There’s a lot of buzz about new fuels for medium- and heavy-duty trucks. While research and development for cleaner fuels is always a good idea, the reality is liquid fuels will power U.S. fleets for decades to come.
A major reason is that diesel engines still dominate the medium- and heavy-duty truck market, and trucking still dominates freight transport. 97% of Class 8 trucks rely on diesel fuel, and more than 70% of U.S. goods are shipped by truck.
Some fleet operators are looking to renewable diesel as a drop-in sustainability solution. Renewable diesel is a good fuel, but most of the nation’s supply goes to the west coast, and it will be a long time before it’s readily available elsewhere.
Companies like mine, Renewable Energy Group, have a simple message: Using biodiesel blends is a great way to dramatically reduce emissions in diesel-powered vehicles, and to do so in an easy-to-implement, cost-effective manner that protects fleet performance.
- Price: Biodiesel often costs less than petroleum diesel and renewable diesel.
- Performance: Biodiesel has a higher Cetane number and increased lubricity compared with ULSD. It also burns cleaner, and I’ve heard from fleets that are experiencing fewer issues with diesel particulate filters because of that. Plus, biodiesel blends are easy for fleets to incorporate because no major vehicle or fuel infrastructure changes are required.

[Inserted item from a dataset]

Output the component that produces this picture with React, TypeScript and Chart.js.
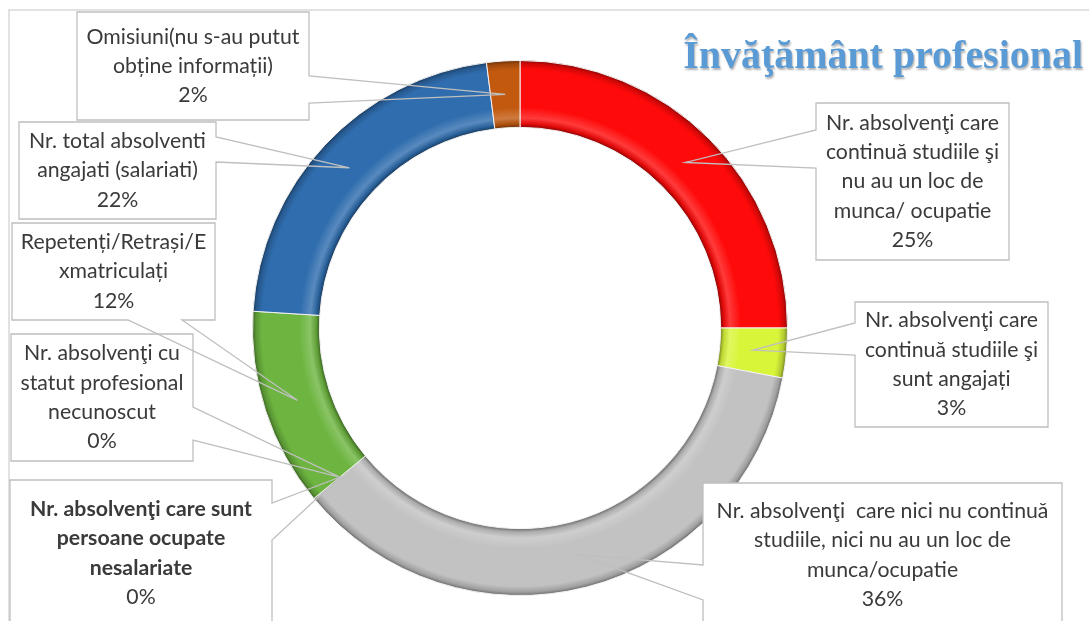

- Emissions: Compared with petroleum diesel, a B20 blend has been proven to reduce particulate matter by more than 10%, carbon monoxide emissions by more than 10% and unburned hydrocarbons by more than 20% in heavy-duty highway engines.
You don’t have to take my word for it. Here’s what Ruan Transportation’s director of procurement and fuel, Steve Larsen, has to say about why his company’s fleet uses biodiesel blends: “At this point, I’m going to be more surprised if I hear somebody is running vehicles that don’t have biodiesel, especially Class 8 trucks. For Ruan, it simply comes down to emissions reductions, strong performance and cost savings.”